Tácito, por sinal, é um dos autores revisitados pelo alemão Erich Auerbach, em sua obra Mimesis, fundamental estudo acerca da representação da realidade nos textos literários, recentemente reeditado pela Ed. Perspectiva (2021).

O texto estudado por Auerbach consiste num relato sobre o momento embrionário de uma revolta das tropas romanas sediadas na Panônia em seguida à morte do imperador Augusto. O episódio é lembrado com minudências, ilustrativas daquela vivacidade da escrita de Tácito, inclusive com a reprodução do discurso proferido por um dos fomentadores da rebelião, um certo Percênio, que, no passado – a tanto vão as minúcias do historiador –, tinha sido um chefe de claques teatrais, bem por isso dotado de uma “língua procaz”. “Reprodução”, nota o autor alemão, ou, mais apropriadamente, observância de uma tradição, de certa convenção dos historiadores da Antiguidade, que, sem terem sido testemunhas presenciais dos eventos narrados, esmeram-se, por motivos estéticos e dramáticos, na redação dos discursos de líderes políticos e de comandantes militares dirigidos a seus comandados, formas de estimulá-los às vésperas dos combates (fórmula presente, por exemplo, em Tucídides em sua “História da Guerra do Peloponeso”).

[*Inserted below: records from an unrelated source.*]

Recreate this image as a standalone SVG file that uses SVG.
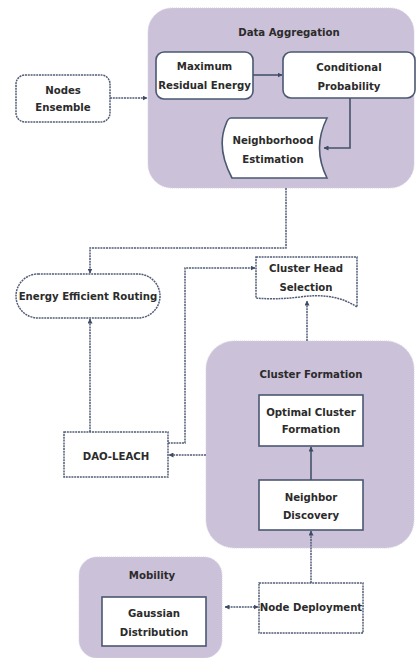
<svg xmlns="http://www.w3.org/2000/svg" width="416" height="658" viewBox="0 0 416 658">
<defs>
<style>
.grp{fill:#cbc1d9;stroke:#d6cfe0;stroke-width:1;stroke-dasharray:1 1}
.box{fill:#fff;stroke:#4a5872;stroke-width:1.6}
.dbox{fill:#fff;stroke:#525d77;stroke-width:1.5;stroke-dasharray:2 0.8}
.t{font-family:"DejaVu Sans Condensed","DejaVu Sans",sans-serif;font-weight:bold;font-size:11.3px;fill:#2b2b2b;text-anchor:middle}
.c{fill:none;stroke:#45526c;stroke-width:1.6}
.d{fill:none;stroke:#4f5b75;stroke-width:1.5;stroke-dasharray:2 0.8}
</style>
<marker id="ah" viewBox="0 0 10 10" refX="9" refY="5" markerWidth="5" markerHeight="5" orient="auto-start-reverse" markerUnits="userSpaceOnUse">
<path d="M0,0 L10,5 L0,10 Z" fill="#3e4b66"/>
</marker>
</defs>
<rect width="416" height="658" fill="#fff"/>

<g id="data-aggregation">
<rect class="grp" x="148" y="8" width="266" height="180" rx="24"/>
<text class="t" x="289" y="36">Data Aggregation</text>
</g>
<g id="cluster-formation">
<rect class="grp" x="206" y="341" width="208" height="207" rx="28"/>
<text class="t" x="311" y="378">Cluster Formation</text>
</g>
<g id="mobility">
<rect class="grp" x="79" y="557" width="143" height="101" rx="18"/>
<text class="t" x="152" y="579">Mobility</text>
</g>

<g id="nodes-ensemble">
<rect class="dbox" x="16" y="75" width="94" height="47" rx="9"/>
<text class="t" x="63" y="94">Nodes</text>
<text class="t" x="63" y="111">Ensemble</text>
</g>
<g id="max-residual-energy">
<rect class="box" x="156" y="52" width="97" height="47" rx="8"/>
<text class="t" x="204.5" y="70">Maximum</text>
<text class="t" x="204.5" y="89">Residual Energy</text>
</g>
<g id="conditional-probability">
<rect class="box" x="283" y="52" width="132" height="46" rx="8"/>
<text class="t" x="349" y="71">Conditional</text>
<text class="t" x="349" y="90">Probability</text>
</g>
<g id="neighborhood-estimation">
<path class="box" d="M231,118 L327,118 Q312,148 327,178 L232,178 Q216,148 226,124 Q228,118 231,118 Z"/>
<text class="t" x="273" y="144">Neighborhood</text>
<text class="t" x="273" y="163">Estimation</text>
</g>
<g id="energy-efficient-routing">
<rect class="dbox" x="16" y="274" width="144" height="44" rx="22"/>
<text class="t" x="88" y="300">Energy Efficient Routing</text>
</g>
<g id="cluster-head-selection">
<path class="dbox" d="M256,257 H357 V307 Q335,292 300,297 Q275,300 256,298 Z"/>
<text class="t" x="306" y="272">Cluster Head</text>
<text class="t" x="306" y="291">Selection</text>
</g>
<g id="dao-leach">
<rect class="dbox" x="64" y="432" width="104" height="45"/>
<text class="t" x="116" y="460">DAO-LEACH</text>
</g>
<g id="optimal-cluster-formation">
<rect class="box" x="259" y="395" width="104" height="51"/>
<text class="t" x="311" y="416">Optimal Cluster</text>
<text class="t" x="311" y="433">Formation</text>
</g>
<g id="neighbor-discovery">
<rect class="box" x="259" y="480" width="104" height="50"/>
<text class="t" x="311" y="501">Neighbor</text>
<text class="t" x="311" y="519">Discovery</text>
</g>
<g id="node-deployment">
<rect class="dbox" x="259" y="583" width="104" height="50"/>
<text class="t" x="311" y="611">Node Deployment</text>
</g>
<g id="gaussian-distribution">
<rect class="box" x="102" y="597" width="104" height="49"/>
<text class="t" x="154" y="617">Gaussian</text>
<text class="t" x="154" y="636">Distribution</text>
</g>

<g id="connectors">
<path class="d" d="M110,98 H147" marker-end="url(#ah)"/>
<path class="c" d="M253,75 H282" marker-end="url(#ah)"/>
<path class="c" d="M350,98 V148 H324" marker-end="url(#ah)"/>
<path class="d" d="M286,188 V248 H90 V273" marker-end="url(#ah)"/>
<path class="d" d="M168,443 H185 V268 H255" marker-end="url(#ah)"/>
<path class="d" d="M307,341 V301" marker-end="url(#ah)"/>
<path class="d" d="M90,432 V319" marker-end="url(#ah)"/>
<path class="d" d="M206,455 H169" marker-end="url(#ah)"/>
<path class="c" d="M311,480 V447" marker-end="url(#ah)"/>
<path class="d" d="M311,583 V531" marker-end="url(#ah)"/>
<path class="d" d="M225,607 H258" marker-start="url(#ah)" marker-end="url(#ah)"/>
</g>
</svg>
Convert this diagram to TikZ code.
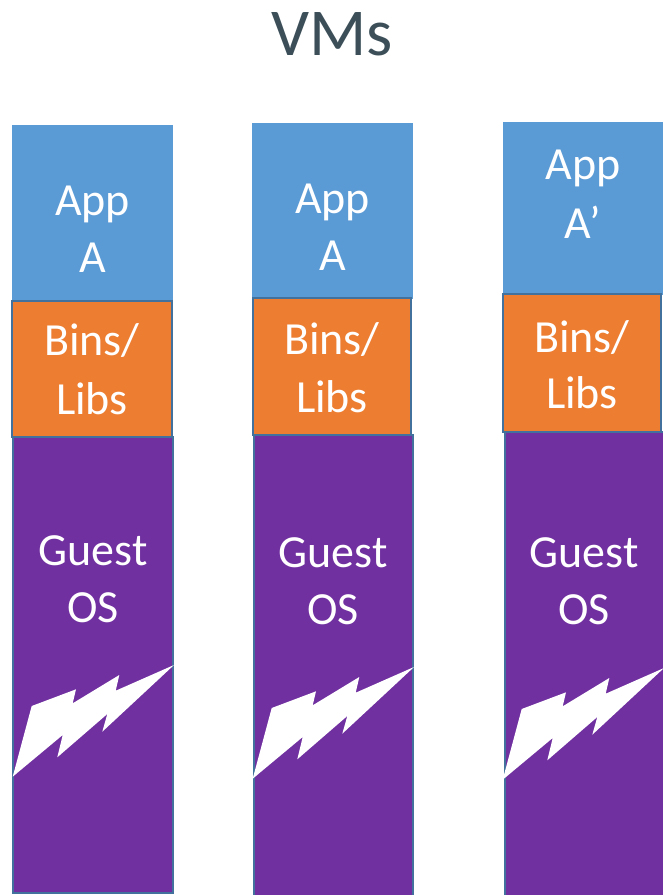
\documentclass[tikz,border=0pt]{standalone}
\usepackage{fontspec}
\setmainfont{Carlito}
\definecolor{appblue}{HTML}{5B9BD5}
\definecolor{binorange}{HTML}{ED7D31}
\definecolor{ospurple}{HTML}{7030A0}
\definecolor{edgeblue}{HTML}{41719C}
\definecolor{titlegray}{HTML}{3C4F59}
\begin{document}
\begin{tikzpicture}[x=1pt,y=-1pt,
  appfill/.style={fill=appblue},
  binbox/.style={fill=binorange,draw=edgeblue,line width=2pt},
  osbox/.style={fill=ospurple,draw=edgeblue,line width=2pt},
  lbl/.style={text=white,font=\fontsize{46}{56}\selectfont,anchor=base,inner sep=0pt},
  bolt/.style={fill=white}]
\useasboundingbox (0,0) rectangle (663,895);
\node[text=titlegray,font=\fontsize{67}{80}\selectfont,anchor=base,inner sep=0pt] (title) at (332,55) {VMs};
% column 1
\fill[appfill] (12,125) rectangle (173,301);
\filldraw[osbox] (13,437) rectangle (173,893);
\filldraw[binbox] (12,301) rectangle (172,437);
% column 2
\fill[appfill] (252,123) rectangle (413,299);
\filldraw[osbox] (254,435) rectangle (413,905);
\filldraw[binbox] (253,298) rectangle (411,435);
% column 3
\fill[appfill] (503,122) rectangle (663,295);
\filldraw[osbox] (505,432) rectangle (664,905);
\filldraw[binbox] (503,294) rectangle (661,432);
% bolts
\foreach \dx/\dy in {12/0, 252/2, 502/3} {
  \fill[bolt,shift={(\dx,\dy)}] (0.7,776.7)--(19.7,706)--(64,689.3)--(60.7,703.3)--(107.3,675)--(103.7,690.7)--(162,665)--(90.3,731.7)--(95.3,714)--(45.3,757.3)--(50.7,735)--cycle;
}
% labels column 1
\node[lbl] (c1app) at (92.5,215) {App};
\node[lbl] (c1a) at (92.5,272) {A};
\node[lbl] (c1bins) at (92,355) {Bins/};
\node[lbl] (c1libs) at (92,414) {Libs};
\node[lbl] (c1guest) at (93,565) {Guest};
\node[lbl] (c1os) at (93,622) {OS};
% labels column 2
\node[lbl] (c2app) at (332.5,213) {App};
\node[lbl] (c2a) at (332.5,270) {A};
\node[lbl] (c2bins) at (332,354) {Bins/};
\node[lbl] (c2libs) at (332,412) {Libs};
\node[lbl] (c2guest) at (333,567) {Guest};
\node[lbl] (c2os) at (333,624) {OS};
% labels column 3
\node[lbl] (c3app) at (583,179) {App};
\node[lbl] (c3a) at (583,238) {A’};
\node[lbl] (c3bins) at (582,352) {Bins/};
\node[lbl] (c3libs) at (582,408) {Libs};
\node[lbl] (c3guest) at (584,567) {Guest};
\node[lbl] (c3os) at (584,624) {OS};
\end{tikzpicture}
\end{document}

Por essa forma, Auerbach procura ressaltar que, ainda quando autores, como no trecho citado, procurem representar fielmente a realidade em seus escritos, esse esforço não se mostra isento de uma dose de imaginação e de cultivo da retórica.

Mas aqui já se ingressa num espaço de digressão e tergiversação, pois o objetivo desse modesto artigo é celebrar a memória desse trio literário de Tácitos (sim, é verdade, com a introdução de um Aranha, o que se justifica, por haver este tacitamente tecido a sua teia poética). Ainda que, diferentemente dos seus homônimos brasileiros, o Tácito latino, pela extensão de sua obra, tudo tenha sido, menos – e felizmente – tácito.

* Luiz Carlos Ribeiro Borges também é secretário geral do Centro de Ciências, Letras e Artes e integrante efetivo da Academia Campinense de Letras.